::: Given records
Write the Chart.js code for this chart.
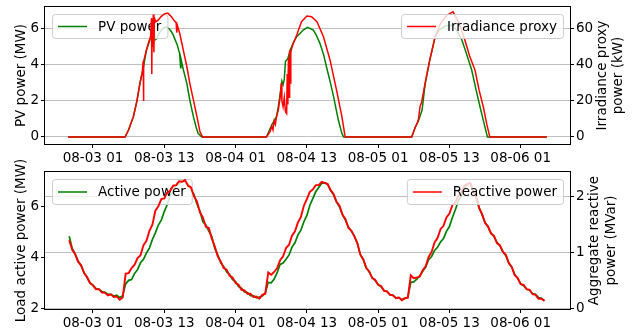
::::::
::: Given records
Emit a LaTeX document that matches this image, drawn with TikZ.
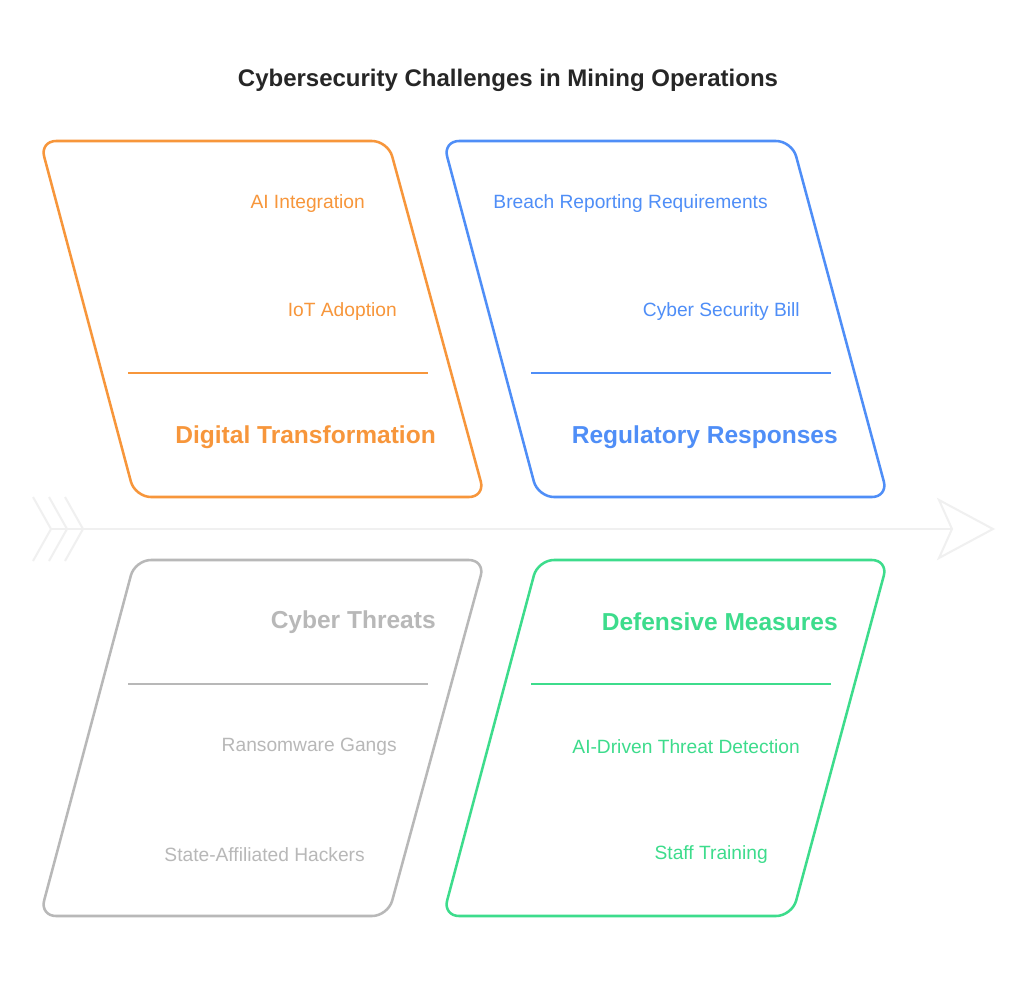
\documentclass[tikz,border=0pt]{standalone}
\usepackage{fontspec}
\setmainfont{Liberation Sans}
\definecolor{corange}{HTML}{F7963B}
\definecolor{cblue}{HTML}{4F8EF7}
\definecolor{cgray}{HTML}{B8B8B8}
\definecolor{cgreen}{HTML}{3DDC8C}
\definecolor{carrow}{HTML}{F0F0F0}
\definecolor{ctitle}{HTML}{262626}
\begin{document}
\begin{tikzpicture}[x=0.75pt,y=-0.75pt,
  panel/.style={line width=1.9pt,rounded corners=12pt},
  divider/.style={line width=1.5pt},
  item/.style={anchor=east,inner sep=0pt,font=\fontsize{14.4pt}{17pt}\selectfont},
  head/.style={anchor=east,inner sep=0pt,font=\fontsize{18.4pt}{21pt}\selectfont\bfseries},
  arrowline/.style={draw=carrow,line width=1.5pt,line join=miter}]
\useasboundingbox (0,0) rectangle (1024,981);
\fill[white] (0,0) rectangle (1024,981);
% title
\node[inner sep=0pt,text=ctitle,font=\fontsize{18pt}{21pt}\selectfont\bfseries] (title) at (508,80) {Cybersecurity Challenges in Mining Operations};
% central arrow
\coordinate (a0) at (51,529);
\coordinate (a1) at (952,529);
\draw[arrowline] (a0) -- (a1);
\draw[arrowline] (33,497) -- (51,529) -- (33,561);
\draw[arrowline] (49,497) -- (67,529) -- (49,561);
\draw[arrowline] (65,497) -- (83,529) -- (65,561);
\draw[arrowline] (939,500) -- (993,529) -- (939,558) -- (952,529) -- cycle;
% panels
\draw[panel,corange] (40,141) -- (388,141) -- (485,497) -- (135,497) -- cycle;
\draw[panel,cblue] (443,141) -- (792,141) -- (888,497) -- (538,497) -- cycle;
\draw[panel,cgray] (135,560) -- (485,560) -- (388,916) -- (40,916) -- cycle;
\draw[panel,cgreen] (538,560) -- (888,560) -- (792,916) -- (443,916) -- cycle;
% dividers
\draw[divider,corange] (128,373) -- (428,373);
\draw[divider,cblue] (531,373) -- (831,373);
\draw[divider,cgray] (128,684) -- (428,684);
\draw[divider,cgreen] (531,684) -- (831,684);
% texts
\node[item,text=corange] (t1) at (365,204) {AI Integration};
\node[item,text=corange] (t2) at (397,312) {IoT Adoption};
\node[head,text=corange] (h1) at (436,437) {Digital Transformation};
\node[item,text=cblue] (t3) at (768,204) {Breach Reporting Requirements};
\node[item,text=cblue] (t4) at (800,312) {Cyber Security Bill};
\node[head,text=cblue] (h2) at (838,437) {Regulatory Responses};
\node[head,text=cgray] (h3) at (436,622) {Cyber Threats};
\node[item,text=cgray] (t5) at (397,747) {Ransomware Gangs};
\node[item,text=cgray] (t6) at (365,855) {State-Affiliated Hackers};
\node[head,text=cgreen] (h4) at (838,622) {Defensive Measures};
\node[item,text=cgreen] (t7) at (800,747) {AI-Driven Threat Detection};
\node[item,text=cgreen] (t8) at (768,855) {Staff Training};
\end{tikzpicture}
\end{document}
::::::
::: Given records
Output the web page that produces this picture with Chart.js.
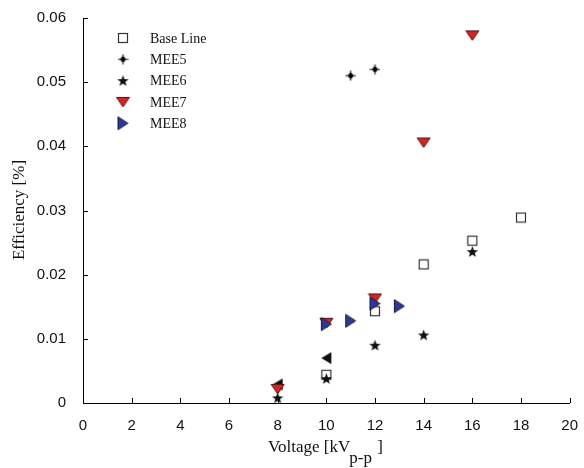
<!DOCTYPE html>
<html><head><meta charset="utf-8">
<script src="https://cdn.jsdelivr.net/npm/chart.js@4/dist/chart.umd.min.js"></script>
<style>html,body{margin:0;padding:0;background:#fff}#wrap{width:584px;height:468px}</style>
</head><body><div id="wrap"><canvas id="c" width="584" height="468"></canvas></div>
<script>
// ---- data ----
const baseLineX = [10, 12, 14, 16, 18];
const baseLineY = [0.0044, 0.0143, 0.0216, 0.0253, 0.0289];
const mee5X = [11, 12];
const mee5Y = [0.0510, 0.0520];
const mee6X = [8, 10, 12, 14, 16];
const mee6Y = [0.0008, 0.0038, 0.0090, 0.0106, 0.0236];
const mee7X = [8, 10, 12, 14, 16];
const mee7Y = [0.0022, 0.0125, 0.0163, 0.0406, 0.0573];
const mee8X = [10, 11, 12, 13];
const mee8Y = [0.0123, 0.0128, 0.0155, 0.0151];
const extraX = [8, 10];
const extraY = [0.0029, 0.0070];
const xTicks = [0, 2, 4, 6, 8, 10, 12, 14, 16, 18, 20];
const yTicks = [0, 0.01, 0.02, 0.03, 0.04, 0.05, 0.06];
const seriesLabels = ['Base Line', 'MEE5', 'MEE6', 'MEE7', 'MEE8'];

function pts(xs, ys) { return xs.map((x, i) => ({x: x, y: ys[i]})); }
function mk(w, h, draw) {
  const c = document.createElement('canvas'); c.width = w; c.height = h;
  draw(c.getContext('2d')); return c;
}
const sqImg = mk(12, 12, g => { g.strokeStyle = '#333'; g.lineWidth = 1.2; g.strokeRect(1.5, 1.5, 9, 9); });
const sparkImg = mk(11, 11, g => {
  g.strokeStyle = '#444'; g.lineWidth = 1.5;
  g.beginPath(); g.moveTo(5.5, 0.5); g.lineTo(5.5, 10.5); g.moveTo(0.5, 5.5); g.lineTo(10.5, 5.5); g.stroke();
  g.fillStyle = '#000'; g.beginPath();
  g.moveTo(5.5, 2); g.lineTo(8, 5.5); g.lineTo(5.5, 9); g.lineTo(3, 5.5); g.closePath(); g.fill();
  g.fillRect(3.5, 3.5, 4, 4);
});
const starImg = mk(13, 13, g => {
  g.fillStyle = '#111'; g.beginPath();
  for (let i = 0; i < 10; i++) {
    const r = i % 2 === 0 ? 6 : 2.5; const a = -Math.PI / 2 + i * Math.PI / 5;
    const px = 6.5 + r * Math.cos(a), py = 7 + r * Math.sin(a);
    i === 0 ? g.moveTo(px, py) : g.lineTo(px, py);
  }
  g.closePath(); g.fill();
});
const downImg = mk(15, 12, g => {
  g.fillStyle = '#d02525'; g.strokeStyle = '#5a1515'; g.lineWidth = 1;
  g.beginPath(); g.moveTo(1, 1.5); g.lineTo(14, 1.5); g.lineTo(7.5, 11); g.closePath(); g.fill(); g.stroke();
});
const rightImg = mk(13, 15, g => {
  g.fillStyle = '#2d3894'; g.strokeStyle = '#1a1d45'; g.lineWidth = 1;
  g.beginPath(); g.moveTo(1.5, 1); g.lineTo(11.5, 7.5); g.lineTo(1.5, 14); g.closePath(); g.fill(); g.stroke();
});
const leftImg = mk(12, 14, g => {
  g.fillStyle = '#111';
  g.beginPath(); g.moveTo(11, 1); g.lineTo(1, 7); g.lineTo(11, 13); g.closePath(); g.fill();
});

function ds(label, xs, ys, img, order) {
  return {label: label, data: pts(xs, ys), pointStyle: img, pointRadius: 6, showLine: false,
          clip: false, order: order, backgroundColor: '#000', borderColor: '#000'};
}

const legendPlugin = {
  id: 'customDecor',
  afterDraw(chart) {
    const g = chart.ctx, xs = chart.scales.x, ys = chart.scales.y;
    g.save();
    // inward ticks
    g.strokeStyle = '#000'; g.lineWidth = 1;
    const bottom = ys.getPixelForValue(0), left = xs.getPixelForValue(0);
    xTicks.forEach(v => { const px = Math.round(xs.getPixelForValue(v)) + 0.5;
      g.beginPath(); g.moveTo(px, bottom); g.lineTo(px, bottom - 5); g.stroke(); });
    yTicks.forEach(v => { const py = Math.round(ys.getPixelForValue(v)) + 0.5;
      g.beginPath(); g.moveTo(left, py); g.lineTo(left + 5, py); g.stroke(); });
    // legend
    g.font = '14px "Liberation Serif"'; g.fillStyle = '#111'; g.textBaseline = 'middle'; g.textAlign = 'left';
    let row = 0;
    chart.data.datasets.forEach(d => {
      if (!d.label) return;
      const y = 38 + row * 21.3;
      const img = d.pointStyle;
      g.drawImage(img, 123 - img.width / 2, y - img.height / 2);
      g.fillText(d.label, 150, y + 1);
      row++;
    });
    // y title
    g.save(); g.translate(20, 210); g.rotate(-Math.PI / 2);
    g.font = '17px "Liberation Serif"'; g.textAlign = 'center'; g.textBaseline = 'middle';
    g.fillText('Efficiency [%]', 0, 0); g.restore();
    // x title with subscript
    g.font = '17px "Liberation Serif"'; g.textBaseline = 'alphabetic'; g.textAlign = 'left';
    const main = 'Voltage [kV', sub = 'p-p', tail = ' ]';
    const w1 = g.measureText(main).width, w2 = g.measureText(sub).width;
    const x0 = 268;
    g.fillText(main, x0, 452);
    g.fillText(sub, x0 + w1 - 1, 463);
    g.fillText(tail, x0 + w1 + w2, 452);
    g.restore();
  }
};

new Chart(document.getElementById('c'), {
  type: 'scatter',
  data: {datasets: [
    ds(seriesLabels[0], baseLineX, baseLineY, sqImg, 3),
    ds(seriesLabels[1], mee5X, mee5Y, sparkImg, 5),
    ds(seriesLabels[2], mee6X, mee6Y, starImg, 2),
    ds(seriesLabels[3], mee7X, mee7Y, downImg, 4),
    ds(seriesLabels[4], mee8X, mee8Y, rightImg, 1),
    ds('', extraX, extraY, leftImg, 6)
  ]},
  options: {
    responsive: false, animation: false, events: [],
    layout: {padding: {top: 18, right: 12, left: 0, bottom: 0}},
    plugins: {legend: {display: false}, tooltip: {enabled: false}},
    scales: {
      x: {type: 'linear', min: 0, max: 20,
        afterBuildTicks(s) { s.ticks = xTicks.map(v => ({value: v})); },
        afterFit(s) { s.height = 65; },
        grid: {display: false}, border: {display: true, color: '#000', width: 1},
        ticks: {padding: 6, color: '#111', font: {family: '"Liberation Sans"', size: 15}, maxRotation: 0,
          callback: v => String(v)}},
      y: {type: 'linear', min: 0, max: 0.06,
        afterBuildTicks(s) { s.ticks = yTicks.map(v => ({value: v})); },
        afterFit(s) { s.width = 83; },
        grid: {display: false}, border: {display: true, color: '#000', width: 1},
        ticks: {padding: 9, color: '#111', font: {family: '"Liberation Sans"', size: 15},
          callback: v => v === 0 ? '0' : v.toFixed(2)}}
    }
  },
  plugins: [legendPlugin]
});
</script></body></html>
::::::
The answer is one number: how many lines of the material above contain "with".

- Output of the exercise -
3